As I mentioned, I chose to watch a couple of Cannon horror entries for the purpose of writing these up in October for all you Halloween people out there. Although that did not materialize, I still ended up watching TEXAS CHAINSAW MASSACRE 2 during a very important weekend, which was that of the Red River Rivalry.

What am I talking about? Well, as a new transplant to Austin, I have learned that the University of Texas and the University of Oklahoma play a very important football game against one another each season and that game is called the Red River Rivalry because, well, the Red River forms part of the border between our two states. Why am I telling you this? Because TEXAS CHAINSAW MASSACRE 2 is very firmly set during the Red River Rivalry!

It was a little bit surreal to randomly turn on this movie and have the 1985 version of the very same weekend I was living in 2012 play before my eyes. And, I’d go ahead and recommend anyone who pays attention to college football (which really does not include me) to watch TEXAS CHAINSAW MASSACRE 2 next year on Red River Rivalry weekend! The entire opening sequence of the film involves an extended scene between a couple of douche bag preppies who you just KNOW are going to run into Leatherface. And the payoff is pretty spectacular. 

All that setting and coincidence aside, how is the movie? Well, I had a really good time with TEXAS CHAINSAW MASSACRE 2, but I’m not sure I consider it a particularly good movie. 

The original TCM came out in 1974 and I’m still not sure the world has recovered. I believe the entire “found footage” and “faux documentary” style of film owes quite a bit to the grainy, snuff film-esque original. Long before people were debating if THE BLAIR WITCH PROJECT was real or not, the myth of the TEXAS CHAINSAW MASSACRE had already cemented itself in pop culture. I remember feeling almost oppressed by dread the first time I saw the original film, and it has been many years since I have revisited it. I don’t remember it in detail, but there are some images that haunt me a little bit, not the least of which is the closing image of a blood-wild Leatherface screaming and flailing his chainsaw into the wind.

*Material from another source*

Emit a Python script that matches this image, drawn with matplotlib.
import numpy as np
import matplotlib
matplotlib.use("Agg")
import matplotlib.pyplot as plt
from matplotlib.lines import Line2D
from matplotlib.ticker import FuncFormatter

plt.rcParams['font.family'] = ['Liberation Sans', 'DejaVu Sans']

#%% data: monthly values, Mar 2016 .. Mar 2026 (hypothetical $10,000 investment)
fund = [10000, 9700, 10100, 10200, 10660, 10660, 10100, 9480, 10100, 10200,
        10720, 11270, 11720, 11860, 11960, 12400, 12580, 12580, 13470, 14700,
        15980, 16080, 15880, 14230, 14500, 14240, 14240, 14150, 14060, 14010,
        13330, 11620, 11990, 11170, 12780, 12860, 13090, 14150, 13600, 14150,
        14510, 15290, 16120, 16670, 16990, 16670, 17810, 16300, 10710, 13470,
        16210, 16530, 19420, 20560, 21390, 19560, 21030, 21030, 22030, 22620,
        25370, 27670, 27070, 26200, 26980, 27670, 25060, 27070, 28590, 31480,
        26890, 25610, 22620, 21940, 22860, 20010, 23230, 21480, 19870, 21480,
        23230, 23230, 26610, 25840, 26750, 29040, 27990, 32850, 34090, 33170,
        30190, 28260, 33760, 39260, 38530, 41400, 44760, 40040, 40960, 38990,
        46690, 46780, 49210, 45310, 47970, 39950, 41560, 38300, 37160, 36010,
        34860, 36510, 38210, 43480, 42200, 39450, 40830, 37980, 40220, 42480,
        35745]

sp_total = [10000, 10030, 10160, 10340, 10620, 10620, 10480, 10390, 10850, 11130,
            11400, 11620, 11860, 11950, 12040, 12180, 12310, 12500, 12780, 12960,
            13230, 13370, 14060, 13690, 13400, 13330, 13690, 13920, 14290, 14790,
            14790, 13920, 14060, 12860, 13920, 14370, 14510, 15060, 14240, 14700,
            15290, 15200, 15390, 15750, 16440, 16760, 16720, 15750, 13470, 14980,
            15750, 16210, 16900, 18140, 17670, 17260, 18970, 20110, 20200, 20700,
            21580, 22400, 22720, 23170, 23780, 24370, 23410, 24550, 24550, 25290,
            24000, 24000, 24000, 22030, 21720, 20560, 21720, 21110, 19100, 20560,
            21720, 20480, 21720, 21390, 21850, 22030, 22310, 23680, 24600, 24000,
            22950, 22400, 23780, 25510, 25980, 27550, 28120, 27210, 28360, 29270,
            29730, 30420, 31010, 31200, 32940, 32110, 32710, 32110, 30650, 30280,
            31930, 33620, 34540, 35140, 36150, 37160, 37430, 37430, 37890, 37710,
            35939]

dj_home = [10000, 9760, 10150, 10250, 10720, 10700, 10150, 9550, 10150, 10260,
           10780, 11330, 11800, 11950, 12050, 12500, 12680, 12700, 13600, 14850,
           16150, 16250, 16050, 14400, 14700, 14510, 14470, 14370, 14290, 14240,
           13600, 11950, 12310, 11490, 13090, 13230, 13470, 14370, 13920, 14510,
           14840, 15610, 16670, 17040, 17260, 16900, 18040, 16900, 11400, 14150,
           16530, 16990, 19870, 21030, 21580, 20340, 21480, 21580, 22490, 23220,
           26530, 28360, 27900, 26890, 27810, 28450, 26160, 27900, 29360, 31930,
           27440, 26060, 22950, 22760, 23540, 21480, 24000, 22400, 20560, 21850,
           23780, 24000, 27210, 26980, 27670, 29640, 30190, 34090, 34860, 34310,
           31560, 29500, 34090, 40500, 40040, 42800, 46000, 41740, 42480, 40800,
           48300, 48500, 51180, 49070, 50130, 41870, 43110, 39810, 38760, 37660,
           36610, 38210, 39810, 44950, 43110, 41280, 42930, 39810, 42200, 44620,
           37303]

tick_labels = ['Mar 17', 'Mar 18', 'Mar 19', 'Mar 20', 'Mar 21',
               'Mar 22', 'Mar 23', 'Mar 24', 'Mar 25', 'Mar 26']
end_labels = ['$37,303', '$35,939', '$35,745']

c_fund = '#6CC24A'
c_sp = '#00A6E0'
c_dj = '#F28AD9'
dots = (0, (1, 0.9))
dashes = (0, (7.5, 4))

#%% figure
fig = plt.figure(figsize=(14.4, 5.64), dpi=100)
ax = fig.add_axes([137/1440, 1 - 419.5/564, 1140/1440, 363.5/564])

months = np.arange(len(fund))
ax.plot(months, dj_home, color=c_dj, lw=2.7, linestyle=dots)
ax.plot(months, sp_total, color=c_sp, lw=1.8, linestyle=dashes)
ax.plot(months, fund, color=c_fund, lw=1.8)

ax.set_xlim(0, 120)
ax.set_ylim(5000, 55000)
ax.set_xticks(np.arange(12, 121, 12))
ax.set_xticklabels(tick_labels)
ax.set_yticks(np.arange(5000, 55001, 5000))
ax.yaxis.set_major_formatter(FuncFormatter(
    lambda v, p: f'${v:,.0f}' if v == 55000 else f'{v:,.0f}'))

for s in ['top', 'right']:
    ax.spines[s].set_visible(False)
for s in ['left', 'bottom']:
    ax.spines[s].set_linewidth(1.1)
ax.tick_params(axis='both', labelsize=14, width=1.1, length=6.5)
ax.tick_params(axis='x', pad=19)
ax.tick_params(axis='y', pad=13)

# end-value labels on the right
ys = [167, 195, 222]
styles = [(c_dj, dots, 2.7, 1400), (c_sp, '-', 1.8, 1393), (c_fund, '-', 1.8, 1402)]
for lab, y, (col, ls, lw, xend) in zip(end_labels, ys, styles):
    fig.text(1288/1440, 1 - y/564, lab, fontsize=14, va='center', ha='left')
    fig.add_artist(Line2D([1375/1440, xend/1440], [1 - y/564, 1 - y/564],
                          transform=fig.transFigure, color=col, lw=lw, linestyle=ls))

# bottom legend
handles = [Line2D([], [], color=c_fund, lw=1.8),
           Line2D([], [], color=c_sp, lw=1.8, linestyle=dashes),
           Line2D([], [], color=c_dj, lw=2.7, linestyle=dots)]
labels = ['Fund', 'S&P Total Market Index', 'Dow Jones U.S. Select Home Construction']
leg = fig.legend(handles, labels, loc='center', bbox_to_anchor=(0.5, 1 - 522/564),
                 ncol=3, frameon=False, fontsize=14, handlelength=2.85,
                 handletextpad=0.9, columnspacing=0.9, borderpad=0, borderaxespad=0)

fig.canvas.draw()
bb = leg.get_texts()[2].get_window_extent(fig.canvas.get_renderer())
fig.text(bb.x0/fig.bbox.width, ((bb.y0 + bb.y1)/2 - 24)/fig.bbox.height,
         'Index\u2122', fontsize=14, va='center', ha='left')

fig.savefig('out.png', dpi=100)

[Another quick note: I just saw the first film again, on the big screen, last night at the closing night festivities for the Alamo Drafthouse South Lamar location. Everything I said above remains true. ]

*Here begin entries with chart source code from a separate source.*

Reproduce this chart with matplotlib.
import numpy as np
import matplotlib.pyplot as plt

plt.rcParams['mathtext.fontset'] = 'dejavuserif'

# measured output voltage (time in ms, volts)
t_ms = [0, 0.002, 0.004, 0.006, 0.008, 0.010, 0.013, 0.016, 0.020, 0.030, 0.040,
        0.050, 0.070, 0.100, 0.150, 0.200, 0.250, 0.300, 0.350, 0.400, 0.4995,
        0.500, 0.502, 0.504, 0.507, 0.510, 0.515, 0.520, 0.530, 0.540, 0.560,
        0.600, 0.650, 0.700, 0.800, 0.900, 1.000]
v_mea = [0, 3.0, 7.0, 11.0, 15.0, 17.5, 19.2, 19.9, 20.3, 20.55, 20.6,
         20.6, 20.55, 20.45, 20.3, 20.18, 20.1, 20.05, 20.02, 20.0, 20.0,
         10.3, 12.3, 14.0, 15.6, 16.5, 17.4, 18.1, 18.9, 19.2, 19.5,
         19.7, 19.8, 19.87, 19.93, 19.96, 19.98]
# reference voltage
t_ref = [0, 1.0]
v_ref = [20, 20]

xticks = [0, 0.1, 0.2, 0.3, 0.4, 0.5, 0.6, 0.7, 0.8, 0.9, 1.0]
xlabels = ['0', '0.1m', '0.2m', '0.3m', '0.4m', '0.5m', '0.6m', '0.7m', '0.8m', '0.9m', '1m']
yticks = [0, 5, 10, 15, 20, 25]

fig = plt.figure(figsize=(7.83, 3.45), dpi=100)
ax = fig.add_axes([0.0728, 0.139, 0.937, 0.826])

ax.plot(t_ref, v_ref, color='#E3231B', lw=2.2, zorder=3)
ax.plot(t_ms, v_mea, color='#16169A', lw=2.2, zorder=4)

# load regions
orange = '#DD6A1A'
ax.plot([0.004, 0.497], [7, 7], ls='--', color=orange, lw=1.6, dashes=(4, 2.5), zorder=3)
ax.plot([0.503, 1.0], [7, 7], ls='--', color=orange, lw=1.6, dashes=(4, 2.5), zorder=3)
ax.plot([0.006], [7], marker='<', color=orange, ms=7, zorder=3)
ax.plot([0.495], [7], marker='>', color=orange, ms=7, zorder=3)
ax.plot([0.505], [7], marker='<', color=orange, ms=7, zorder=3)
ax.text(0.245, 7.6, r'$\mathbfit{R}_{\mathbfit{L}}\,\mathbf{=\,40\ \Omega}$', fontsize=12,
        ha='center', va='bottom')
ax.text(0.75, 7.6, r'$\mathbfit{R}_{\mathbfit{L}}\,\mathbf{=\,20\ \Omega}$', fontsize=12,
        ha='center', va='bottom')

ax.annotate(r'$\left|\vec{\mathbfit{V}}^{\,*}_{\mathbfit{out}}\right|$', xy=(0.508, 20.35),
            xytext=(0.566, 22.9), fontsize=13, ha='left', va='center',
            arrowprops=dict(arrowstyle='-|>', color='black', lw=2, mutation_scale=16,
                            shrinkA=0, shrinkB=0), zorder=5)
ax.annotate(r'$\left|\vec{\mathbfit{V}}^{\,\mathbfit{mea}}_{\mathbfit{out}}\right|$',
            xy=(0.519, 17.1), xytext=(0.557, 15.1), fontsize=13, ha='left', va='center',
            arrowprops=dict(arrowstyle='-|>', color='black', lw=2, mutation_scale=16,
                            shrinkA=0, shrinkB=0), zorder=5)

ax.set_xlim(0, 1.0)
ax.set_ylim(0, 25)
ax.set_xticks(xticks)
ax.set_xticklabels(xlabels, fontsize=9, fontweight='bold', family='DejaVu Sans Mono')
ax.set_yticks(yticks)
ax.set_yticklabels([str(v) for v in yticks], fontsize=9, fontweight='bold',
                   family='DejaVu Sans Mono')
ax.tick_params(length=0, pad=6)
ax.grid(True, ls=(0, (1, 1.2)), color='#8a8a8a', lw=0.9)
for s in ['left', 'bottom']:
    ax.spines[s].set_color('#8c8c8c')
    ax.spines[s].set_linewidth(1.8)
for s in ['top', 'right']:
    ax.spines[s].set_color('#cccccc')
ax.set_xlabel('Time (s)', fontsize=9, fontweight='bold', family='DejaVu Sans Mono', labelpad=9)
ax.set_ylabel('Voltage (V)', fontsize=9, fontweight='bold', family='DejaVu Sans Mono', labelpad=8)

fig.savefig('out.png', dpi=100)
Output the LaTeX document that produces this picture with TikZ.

The mere existence of a TEXAS CHAINSAW MASSACRE 2 dulls the potency of that closing image from the first film a little bit, in my opinion. But that is the kind of thing people have been saying about sequels and remakes for years, so I won’t go too deep into that point. Still, although I’m glad TCM 2 exists, and had a blast with it, it certainly doesn’t have the blunt force impact of the original.

Not only does TEXAS CHAINSAW MASSACRE 2 come some 13 years after the original, but it is set that way as well. Meaning inside the film, it is acknowledged that the chainsaw murders were a long time ago, and have sunk into local lore. I really like that. Leatherface and his family have disappeared in the eyes of law enforcement, but live on in infamy around campfires and as urban legends. 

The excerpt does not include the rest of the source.